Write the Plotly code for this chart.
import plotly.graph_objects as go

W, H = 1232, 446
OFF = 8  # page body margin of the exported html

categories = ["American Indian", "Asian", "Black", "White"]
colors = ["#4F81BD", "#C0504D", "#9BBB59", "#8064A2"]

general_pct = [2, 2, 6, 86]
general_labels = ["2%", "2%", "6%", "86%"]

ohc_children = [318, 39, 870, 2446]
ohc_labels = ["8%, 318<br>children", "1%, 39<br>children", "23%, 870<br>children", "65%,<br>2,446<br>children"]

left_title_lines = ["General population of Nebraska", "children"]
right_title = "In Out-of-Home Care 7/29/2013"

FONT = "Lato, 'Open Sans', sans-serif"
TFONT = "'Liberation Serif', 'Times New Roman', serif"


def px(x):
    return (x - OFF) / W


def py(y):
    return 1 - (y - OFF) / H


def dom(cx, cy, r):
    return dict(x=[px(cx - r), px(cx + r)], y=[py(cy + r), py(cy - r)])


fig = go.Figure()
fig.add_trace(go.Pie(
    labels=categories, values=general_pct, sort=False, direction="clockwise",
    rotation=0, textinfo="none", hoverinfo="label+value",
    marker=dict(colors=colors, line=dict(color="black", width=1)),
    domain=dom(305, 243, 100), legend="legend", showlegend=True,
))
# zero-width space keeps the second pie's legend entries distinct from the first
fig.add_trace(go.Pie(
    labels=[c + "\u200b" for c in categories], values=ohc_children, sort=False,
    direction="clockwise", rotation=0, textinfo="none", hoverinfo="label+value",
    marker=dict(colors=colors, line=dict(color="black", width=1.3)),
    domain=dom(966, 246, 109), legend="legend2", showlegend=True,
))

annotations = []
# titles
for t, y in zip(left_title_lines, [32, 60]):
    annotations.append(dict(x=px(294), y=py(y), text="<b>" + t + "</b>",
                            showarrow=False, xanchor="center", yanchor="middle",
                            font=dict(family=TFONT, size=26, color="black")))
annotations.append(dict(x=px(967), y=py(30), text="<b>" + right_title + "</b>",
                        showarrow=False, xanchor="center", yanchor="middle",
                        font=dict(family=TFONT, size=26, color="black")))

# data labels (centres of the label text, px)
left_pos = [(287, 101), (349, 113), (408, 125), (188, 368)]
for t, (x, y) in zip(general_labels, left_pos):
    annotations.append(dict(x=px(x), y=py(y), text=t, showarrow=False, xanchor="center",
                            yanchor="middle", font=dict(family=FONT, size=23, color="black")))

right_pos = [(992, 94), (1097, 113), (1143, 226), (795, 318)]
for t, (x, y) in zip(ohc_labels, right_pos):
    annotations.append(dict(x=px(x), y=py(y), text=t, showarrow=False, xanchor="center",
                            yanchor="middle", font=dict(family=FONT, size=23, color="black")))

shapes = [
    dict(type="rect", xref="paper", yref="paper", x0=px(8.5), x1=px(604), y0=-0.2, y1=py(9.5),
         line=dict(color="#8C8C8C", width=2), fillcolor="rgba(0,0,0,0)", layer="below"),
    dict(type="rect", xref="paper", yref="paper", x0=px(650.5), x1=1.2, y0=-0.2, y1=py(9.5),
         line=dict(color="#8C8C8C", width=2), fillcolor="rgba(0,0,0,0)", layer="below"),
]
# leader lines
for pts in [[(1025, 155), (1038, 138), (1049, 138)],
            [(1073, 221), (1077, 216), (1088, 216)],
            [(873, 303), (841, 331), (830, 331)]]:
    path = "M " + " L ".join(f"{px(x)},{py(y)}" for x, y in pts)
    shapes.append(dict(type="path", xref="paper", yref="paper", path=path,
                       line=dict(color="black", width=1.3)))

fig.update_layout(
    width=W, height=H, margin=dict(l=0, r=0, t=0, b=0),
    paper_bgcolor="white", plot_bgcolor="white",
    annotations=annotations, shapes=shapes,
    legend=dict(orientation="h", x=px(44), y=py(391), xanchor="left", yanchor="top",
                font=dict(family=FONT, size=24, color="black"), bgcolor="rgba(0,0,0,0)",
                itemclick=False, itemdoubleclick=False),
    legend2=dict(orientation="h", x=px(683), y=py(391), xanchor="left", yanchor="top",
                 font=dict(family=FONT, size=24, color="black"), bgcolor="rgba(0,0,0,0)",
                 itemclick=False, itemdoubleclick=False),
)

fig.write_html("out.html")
* * *
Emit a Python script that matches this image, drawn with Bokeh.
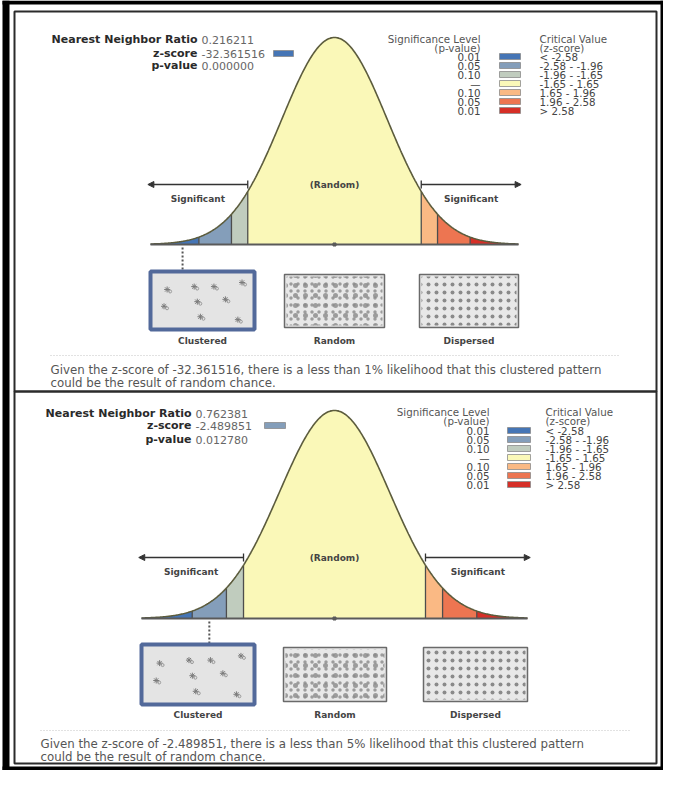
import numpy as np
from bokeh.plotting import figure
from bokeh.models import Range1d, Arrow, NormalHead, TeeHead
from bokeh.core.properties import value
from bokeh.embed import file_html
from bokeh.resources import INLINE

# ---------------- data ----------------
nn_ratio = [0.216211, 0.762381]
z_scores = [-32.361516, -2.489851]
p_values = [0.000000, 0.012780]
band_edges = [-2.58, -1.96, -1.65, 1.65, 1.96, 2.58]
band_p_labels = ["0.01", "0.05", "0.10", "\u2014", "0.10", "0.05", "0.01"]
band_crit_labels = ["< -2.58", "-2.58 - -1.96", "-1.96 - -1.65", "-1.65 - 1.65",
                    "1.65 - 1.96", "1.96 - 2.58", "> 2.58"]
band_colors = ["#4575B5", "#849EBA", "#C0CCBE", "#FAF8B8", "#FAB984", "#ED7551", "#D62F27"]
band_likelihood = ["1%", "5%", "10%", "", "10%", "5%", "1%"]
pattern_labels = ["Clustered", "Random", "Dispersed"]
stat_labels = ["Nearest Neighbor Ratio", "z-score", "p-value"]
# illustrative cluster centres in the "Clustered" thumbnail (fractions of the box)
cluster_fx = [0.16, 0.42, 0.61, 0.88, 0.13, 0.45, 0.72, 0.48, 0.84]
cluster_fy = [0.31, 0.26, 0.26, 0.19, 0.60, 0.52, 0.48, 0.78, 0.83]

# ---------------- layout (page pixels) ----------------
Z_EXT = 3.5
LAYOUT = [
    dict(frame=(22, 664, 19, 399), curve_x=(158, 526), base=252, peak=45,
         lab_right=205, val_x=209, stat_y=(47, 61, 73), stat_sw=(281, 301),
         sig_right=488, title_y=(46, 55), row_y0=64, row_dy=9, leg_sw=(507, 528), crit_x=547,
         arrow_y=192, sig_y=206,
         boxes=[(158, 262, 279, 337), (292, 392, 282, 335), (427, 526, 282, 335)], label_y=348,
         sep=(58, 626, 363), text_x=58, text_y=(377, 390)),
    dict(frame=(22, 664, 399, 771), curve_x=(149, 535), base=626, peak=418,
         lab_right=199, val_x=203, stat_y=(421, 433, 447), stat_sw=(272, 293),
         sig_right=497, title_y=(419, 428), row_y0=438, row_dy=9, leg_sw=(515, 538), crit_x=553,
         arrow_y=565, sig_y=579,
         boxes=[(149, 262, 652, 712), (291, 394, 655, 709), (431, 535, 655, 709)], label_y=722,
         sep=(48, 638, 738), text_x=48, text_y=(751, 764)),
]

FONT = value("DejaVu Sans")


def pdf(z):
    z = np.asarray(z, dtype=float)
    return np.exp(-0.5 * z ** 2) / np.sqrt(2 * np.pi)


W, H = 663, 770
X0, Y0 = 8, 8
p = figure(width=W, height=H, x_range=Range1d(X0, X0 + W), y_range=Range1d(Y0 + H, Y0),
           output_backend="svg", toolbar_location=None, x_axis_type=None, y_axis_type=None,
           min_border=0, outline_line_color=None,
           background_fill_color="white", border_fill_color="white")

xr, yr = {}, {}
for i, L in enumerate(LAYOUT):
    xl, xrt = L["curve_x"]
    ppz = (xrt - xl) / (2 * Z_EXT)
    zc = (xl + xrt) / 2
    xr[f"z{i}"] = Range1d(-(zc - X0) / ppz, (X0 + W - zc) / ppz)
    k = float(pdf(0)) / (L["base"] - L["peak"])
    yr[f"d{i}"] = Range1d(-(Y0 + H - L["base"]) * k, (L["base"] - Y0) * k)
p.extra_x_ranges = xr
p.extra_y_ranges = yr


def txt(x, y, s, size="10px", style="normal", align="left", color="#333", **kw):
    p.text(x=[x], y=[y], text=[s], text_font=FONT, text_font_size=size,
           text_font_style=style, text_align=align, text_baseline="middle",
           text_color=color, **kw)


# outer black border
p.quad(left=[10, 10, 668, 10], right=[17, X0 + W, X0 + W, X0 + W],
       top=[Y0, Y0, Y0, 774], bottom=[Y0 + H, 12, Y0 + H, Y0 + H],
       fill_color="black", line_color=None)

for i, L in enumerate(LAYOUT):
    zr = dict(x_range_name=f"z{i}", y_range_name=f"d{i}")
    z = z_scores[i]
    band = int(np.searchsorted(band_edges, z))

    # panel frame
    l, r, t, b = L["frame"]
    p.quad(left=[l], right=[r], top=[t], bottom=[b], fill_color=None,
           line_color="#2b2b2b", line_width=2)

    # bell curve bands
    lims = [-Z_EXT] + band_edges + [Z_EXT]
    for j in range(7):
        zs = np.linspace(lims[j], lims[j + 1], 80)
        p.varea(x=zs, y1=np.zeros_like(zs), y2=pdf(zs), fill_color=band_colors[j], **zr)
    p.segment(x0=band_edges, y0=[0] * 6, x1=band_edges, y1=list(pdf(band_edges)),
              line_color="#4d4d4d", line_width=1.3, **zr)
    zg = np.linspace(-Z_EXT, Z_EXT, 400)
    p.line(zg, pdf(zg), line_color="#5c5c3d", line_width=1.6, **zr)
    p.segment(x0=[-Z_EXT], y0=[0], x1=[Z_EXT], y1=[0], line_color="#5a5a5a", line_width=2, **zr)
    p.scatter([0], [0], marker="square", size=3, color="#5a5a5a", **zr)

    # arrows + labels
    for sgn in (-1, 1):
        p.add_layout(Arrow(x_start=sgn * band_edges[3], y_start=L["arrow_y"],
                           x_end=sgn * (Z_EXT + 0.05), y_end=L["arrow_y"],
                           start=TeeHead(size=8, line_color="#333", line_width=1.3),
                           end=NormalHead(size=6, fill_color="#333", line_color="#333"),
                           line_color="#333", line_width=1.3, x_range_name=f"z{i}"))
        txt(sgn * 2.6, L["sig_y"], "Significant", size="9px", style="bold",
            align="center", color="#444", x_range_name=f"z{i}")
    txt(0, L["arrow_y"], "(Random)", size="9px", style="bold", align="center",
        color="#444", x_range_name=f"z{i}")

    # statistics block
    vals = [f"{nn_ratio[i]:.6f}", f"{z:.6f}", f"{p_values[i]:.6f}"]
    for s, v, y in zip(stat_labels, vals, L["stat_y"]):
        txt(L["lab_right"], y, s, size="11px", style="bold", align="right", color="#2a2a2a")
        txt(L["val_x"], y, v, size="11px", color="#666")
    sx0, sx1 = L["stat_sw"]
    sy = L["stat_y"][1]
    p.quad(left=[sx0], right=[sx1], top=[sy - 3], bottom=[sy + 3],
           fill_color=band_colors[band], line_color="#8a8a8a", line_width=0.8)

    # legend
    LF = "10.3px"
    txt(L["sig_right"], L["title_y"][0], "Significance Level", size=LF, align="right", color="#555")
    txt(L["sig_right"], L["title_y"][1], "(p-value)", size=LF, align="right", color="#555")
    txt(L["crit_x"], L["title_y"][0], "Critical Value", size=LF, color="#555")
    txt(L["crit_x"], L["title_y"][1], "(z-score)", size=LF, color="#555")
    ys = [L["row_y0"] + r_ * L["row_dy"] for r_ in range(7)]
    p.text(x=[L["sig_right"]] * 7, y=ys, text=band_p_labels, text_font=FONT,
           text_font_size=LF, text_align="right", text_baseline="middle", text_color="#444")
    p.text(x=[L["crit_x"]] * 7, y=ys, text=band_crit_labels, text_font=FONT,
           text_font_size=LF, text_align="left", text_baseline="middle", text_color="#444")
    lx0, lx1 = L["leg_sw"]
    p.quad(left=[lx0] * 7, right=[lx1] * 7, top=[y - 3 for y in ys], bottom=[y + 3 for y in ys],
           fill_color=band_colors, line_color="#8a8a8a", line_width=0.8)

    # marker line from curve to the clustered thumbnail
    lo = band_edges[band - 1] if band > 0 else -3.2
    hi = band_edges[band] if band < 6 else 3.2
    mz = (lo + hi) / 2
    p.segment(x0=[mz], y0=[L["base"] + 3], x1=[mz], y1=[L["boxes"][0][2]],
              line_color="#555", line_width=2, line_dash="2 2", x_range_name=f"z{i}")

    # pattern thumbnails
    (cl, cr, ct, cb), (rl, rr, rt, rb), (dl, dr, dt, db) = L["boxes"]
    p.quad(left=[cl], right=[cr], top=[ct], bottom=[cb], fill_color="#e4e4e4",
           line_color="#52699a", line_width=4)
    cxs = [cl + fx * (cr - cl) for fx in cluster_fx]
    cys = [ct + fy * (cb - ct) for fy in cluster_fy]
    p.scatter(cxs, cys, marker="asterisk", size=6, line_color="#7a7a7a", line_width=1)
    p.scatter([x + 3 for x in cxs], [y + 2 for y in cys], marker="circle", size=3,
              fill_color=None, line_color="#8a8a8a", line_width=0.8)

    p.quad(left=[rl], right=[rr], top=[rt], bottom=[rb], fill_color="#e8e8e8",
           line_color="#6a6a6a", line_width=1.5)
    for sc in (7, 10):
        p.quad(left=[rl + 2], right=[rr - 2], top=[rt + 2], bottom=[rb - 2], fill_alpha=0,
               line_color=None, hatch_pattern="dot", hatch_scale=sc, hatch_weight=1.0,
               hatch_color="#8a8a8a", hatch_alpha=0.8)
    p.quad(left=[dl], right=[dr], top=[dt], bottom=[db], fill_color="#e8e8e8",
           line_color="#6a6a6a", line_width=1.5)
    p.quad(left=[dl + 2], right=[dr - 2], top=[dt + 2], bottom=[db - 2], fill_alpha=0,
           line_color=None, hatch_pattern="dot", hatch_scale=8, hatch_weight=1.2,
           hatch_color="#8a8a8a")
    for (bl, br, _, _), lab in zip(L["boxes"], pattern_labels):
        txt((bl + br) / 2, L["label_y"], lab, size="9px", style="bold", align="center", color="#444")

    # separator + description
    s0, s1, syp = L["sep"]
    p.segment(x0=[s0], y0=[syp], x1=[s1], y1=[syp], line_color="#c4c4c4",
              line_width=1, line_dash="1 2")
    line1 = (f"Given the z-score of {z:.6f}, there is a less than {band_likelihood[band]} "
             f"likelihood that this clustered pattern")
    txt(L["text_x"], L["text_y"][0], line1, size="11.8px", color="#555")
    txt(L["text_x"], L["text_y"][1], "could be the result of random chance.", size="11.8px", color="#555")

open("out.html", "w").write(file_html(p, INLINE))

▸ Problem details: Would you restate, exactly and with no pictures, the lines of the entries above from the one containing "Emit a Python" through the one containing "from bokeh.resources import INLINE"?

▸ Answer for this exercise:
Emit a Python script that matches this image, drawn with Bokeh.
import numpy as np
from bokeh.plotting import figure
from bokeh.models import Range1d, Arrow, NormalHead, TeeHead
from bokeh.core.properties import value
from bokeh.embed import file_html
from bokeh.resources import INLINE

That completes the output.